Il 28 agosto la Gazzetta Ufficiale pubblica la «proposta di riconoscimento della DOP» alla quale, acquisito il parere della Regione Puglia, il ministero dà parere favorevole. E scoppia la polemica. A muovere severe critiche sono i campani che temono si confonda la mozzarella di bufala, eccellenza del loro territorio e già marchiata DOP, con il prodotto che si candida ad avere la propria denominazione di origine protetta con un nome che non precisa la tipologia di latte utilizzato nella produzione, il vaccino, essenziale elemento distintivo che eviterebbe ogni sovrapposizione. La procedura di autorizzazione, che si conclude con l’approvazione della Commissione Europea, prevede «eventuali opposizioni, adeguatamente motivate» da far pervenire al Ministero entro e non oltre trenta giorni dalla pubblicazione nella Gazzetta Ufficiale della proposta soltanto da coloro che hanno un interesse legittimo, risiedono in Italia e sono capaci di dimostrare, tra l’altro, che «la registrazione del nome proposto danneggia l’esistenza di un nome omonimo o parzialmente omonimo».

Il lungo cammino intrapreso dall’associazione, assistita dal Gruppo Azione Locale «Trulli e Barsento», farebbe sì che non solo i trasformatori di Gioia del Colle, alla quale si è riconosciuto il merito di aver fatto nascere il prodotto e di averlo fatto conoscere in tutto il mondo, ma anche quelli di altri comuni del barese (Acquaviva, Alberobello, Altamura, Casamassima, Cassano, Castellana Grotte, Conversano, Gravina, Locorotondo, Monopoli, Noci, Putignano, Sammichele, Santeramo, Turi) e del tarantino (Castellaneta, Crispiano, Laterza, Martina Franca, Massafra, Mottola) possano aderire al Consorzio.

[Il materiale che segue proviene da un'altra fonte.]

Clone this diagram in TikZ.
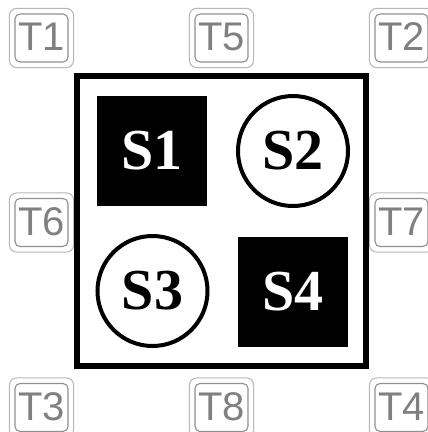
\documentclass[tikz,border=0pt]{standalone}
\usepackage{fontspec}
\setmainfont{Liberation Serif}
\newfontfamily\keyfont{Liberation Sans}
\definecolor{keyout}{HTML}{B8B8B8}
\definecolor{keyin}{HTML}{909090}
\definecolor{keytext}{HTML}{808080}
\begin{document}
\begin{tikzpicture}[x=1pt,y=-1pt,
  keycap/.style={draw=keyin, line width=1.1pt, rounded corners=5pt, minimum width=53pt, minimum height=48pt, inner sep=0pt,
    text=keytext, font=\keyfont\fontsize{40}{40}\selectfont},
  keyouter/.style={draw=keyout, line width=1pt, rounded corners=7pt},
  board/.style={draw=black, line width=6pt, minimum width=289pt, minimum height=290pt, inner sep=0pt},
  sqpiece/.style={fill=black, text=white, minimum size=110pt, inner sep=0pt, font=\bfseries\fontsize{58}{58}\selectfont},
  circpiece/.style={draw=black, circle, line width=4pt, fill=white, text=black, minimum size=110pt, inner sep=0pt, font=\bfseries\fontsize{58}{58}\selectfont}
]
\useasboundingbox (0,0) rectangle (428,432);
\fill[white] (0,0) rectangle (428,432);

% keycaps
\foreach \n/\x/\y in {T1/41.5/38, T5/221.5/38, T2/401.5/38,
                      T6/41.5/222.5, T7/401.5/222.5,
                      T3/41.5/407.5, T8/221.5/407.5, T4/401.5/407.5}{
  \node[keycap] (\n) at (\x,\y) {\raisebox{2pt}{\n}};
  \draw[keyouter] ([shift={(-5pt,5pt)}]\n.north west) rectangle ([shift={(5pt,-5pt)}]\n.south east);
}

% board
\node[board] (board) at (221.5,221) {};

% pieces
\node[sqpiece] (S1) at (152,150.5) {S1};
\node[circpiece] (S2) at (293,151) {S2};
\node[circpiece] (S3) at (152.5,291) {S3};
\node[sqpiece] (S4) at (293,292) {S4};
\end{tikzpicture}
\end{document}
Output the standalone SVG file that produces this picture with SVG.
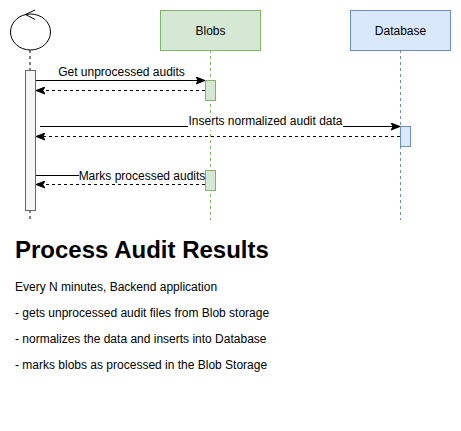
<svg xmlns="http://www.w3.org/2000/svg" width="461" height="431" viewBox="0 0 461 431">
<style>
text{font-family:"Liberation Sans",Arial,sans-serif;fill:#000}
.lbl{font-size:12px}
.box-g{fill:#d5e8d4;stroke:#82b366;stroke-width:1}
.box-b{fill:#dae8fc;stroke:#6c8ebf;stroke-width:1}
.life{fill:none;stroke-dasharray:3 3;stroke-width:1}
.msg{fill:none;stroke:#000;stroke-width:1;marker-end:url(#arr)}
.ret{fill:none;stroke:#000;stroke-width:1;stroke-dasharray:3 3;marker-end:url(#arr)}
</style>
<defs>
<marker id="arr" markerWidth="10" markerHeight="8" refX="9" refY="4" orient="auto" markerUnits="userSpaceOnUse">
<path d="M0,0.5 L9,4 L0,7.5 L2.2,4 Z" fill="#000" stroke="#000" stroke-width="1"/>
</marker>
</defs>
<rect width="461" height="431" fill="#fff"/>
<g id="control">
<ellipse cx="30.5" cy="32" rx="20" ry="18" fill="#fff" stroke="#000"/>
<polyline points="35,10 25.5,14.5 35,19.5" fill="none" stroke="#000"/>
<line x1="30" y1="50" x2="30" y2="70" class="life" stroke="#000"/>
<line x1="30" y1="210" x2="30" y2="220" class="life" stroke="#000"/>
<rect x="25.5" y="70.5" width="10" height="140" fill="#f5f5f5" stroke="#666"/>
</g>
<g id="blobs">
<line x1="210.5" y1="50" x2="210.5" y2="220" class="life" stroke="#82b366"/>
<rect x="160.5" y="10.5" width="100" height="40" class="box-g"/>
<text x="210.5" y="34.5" class="lbl" text-anchor="middle">Blobs</text>
<rect x="205.5" y="80.5" width="10" height="20" class="box-g"/>
<rect x="205.5" y="170.5" width="10" height="20" class="box-g"/>
</g>
<g id="database">
<line x1="400.5" y1="50" x2="400.5" y2="220" class="life" stroke="#6c8ebf"/>
<rect x="350.5" y="10.5" width="100" height="40" class="box-b"/>
<text x="400.5" y="34.5" class="lbl" text-anchor="middle">Database</text>
<rect x="400.5" y="126.5" width="10" height="20" class="box-b"/>
</g>
<g id="connectors">
<line x1="36" y1="80.5" x2="205" y2="80.5" class="msg"/>
<text x="121.5" y="76" class="lbl" text-anchor="middle">Get unprocessed audits</text>
<line x1="205" y1="90.5" x2="36" y2="90.5" class="ret"/>
<line x1="40" y1="126.5" x2="400" y2="126.5" class="msg"/>
<rect x="188" y="117" width="155" height="13" fill="#fff"/>
<text x="265.5" y="125" class="lbl" text-anchor="middle">Inserts normalized audit data</text>
<line x1="400" y1="136.5" x2="36" y2="136.5" class="ret"/>
<line x1="36" y1="175.5" x2="205" y2="175.5" class="msg"/>
<rect x="79" y="168" width="126" height="14" fill="#fff"/>
<text x="142" y="179.5" class="lbl" text-anchor="middle">Marks processed audits</text>
<line x1="205" y1="184.5" x2="36" y2="184.5" class="ret"/>
</g>
<g id="notes">
<text x="15" y="258" font-size="24" font-weight="bold">Process Audit Results</text>
<text x="15" y="290.5" class="lbl">Every N minutes, Backend application</text>
<text x="15" y="316.5" class="lbl">- gets unprocessed audit files from Blob storage</text>
<text x="15" y="342.5" class="lbl">- normalizes the data and inserts into Database</text>
<text x="15" y="368.5" class="lbl">- marks blobs as processed in the Blob Storage</text>
</g>
</svg>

Cosa succederà adesso? «Quella dei campani mi pare una posizione assolutamente infondata – osserva l’onorevole Enzo Lavarra –. Per definizione il riconoscimento di una DOP si fonda sull’unicità della materia prima e della tecnica produttiva, e non v’è dubbio che la mozzarella di Gioia del Colle sia unica per la materia prima (il latte vaccino), per la tecnica produttiva (a siero-innesto), e per la documentata storia commerciale. Quanto agli argomenti della protesta campana, siamo in attesa di un’eventuale procedura di opposizione. Il loro è un annuncio, per questo bisogna replicare prima con l’argomento di sostanza. A me non risulta che ci sia una procedura formale di opposizione. Se la avanzeranno, vedremo gli argomenti addotti e questi saranno valutati dall’ufficio ministeriale che ha fatto l’audizione pubblica generale senza registrare, peraltro, alcuna contestazione. Comunque sia, l’eventuale procedura di opposizione sarà valutata nel merito dall’Ufficio ministeriale e dalla Regione Puglia».